Friday, 24 March 2017

Now we are living in Big data world. Today, the amount of unstructured data getting added to warehouse from different sources got increased exponentially. So the challenge is how to get the business value or customer insights out of this huge raw data. One of the most popular technology that is aiming to solve this big data related analytics is HADOOP. Hadoop is an open-source framework, which is written in Java on Linux Operating System, which is intended to resolve the Big Data related to issues in terms of Storage wise and Processing wise. Hadoop is developed on a few important ideas and It is very rich in its features. First, It uses commodity machines to store its raw data.Second,code-locality. Moving the code where data resides over the network from one machine to another machine.This process is more efficient and faster processing methodology to handle very large datasets.Third, fault tolerance by having more copies within the cluster for high data availability and handles the system failure.
Hadoop framework uses mainly its two core components to store and process the Big Data[large] datasets. One is HDFS, Hadoop distributed File System, and another one is MapReduce. 
Same as Linux, the HDFS will split/divide/partition the entire data into chunks of data(each chunk will be called as Block size in Hadoop) and distribute them across multiple servers within Hadoop Cluster. MapReduce is a programming language and which helps to process the large datasets stored in HDFS.
The Hadoop cluster consists of two types of nodes[Individual machines]: Master Node and WorkerNode. Always MasterNodes manages something within cluster and Hadoop Cluster can have more than one MasterNode. NameNode is MasterNode which manages the entire MetaData of its cluster. So it is counter-piece/heart of Hadoop cluster. A WorkerNode(can be called Data Node) stores the actual file in the form of Blocks.Whenever client wants to read or write into HDFS, first it contacts a NameNode. So If NameNode crashes/doesn't work then the entire hadoop cluster becomes inaccessible.
Different Hadoop Eco-Components:-
PIG:- Pig is a base platform,developed by yahoo in 2006,high level data-flow language, which provides alternative abstraction on top of MapReduce program. It uses its own scripting language called Pig Latin. The Pig framework translate the Pig Latin scripts into series of MapReduce programs.

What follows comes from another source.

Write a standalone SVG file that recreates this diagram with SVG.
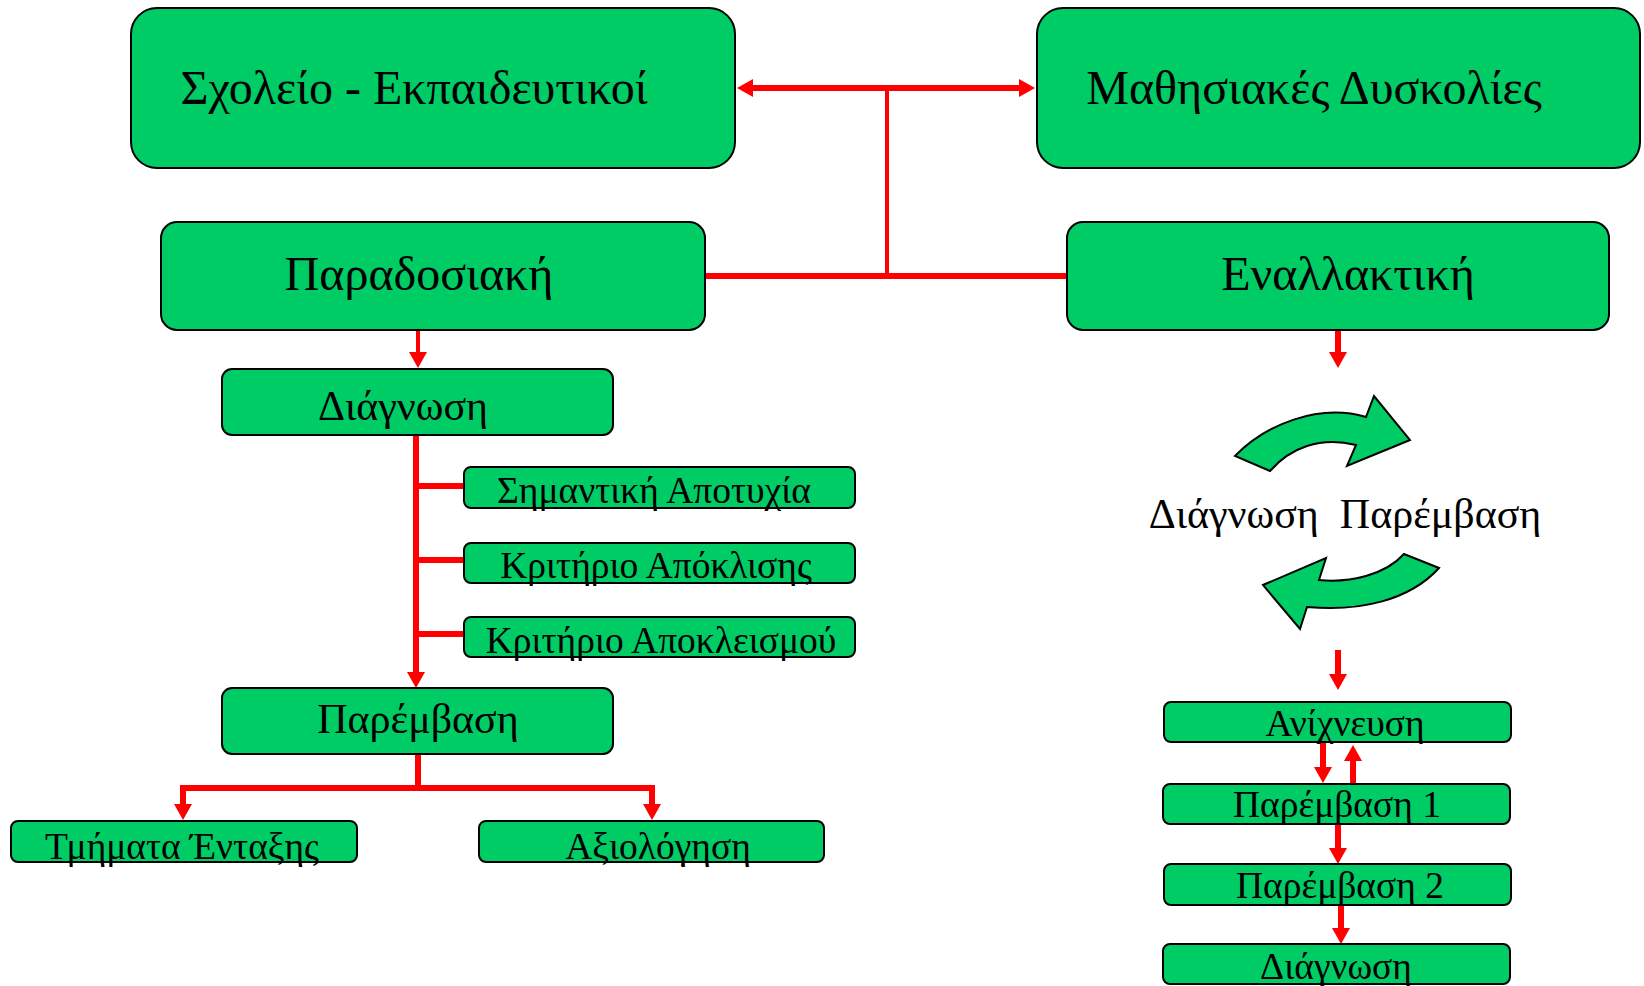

Hive:-Hive is data warehouse infrastructure software. It is both, a storage component where It stores the underlined data in HDFS and also a processing Component where it can analyze the Big Data stored in HDFS. Hive provides a SQL-like query language called HQL(Hive Query Language(HiveQL)).
HBASE:-Using RDBMS doesn't scale well and its is hard to shard the data. Hbase is another hadoop distributed column oriented ecosystem. It is also a database which built on top of HDFS. HBASE does not use the MapReduce programming to process the Big data. Unlike MapReduce program,Hbase can access the data randomly where online meets low-latency.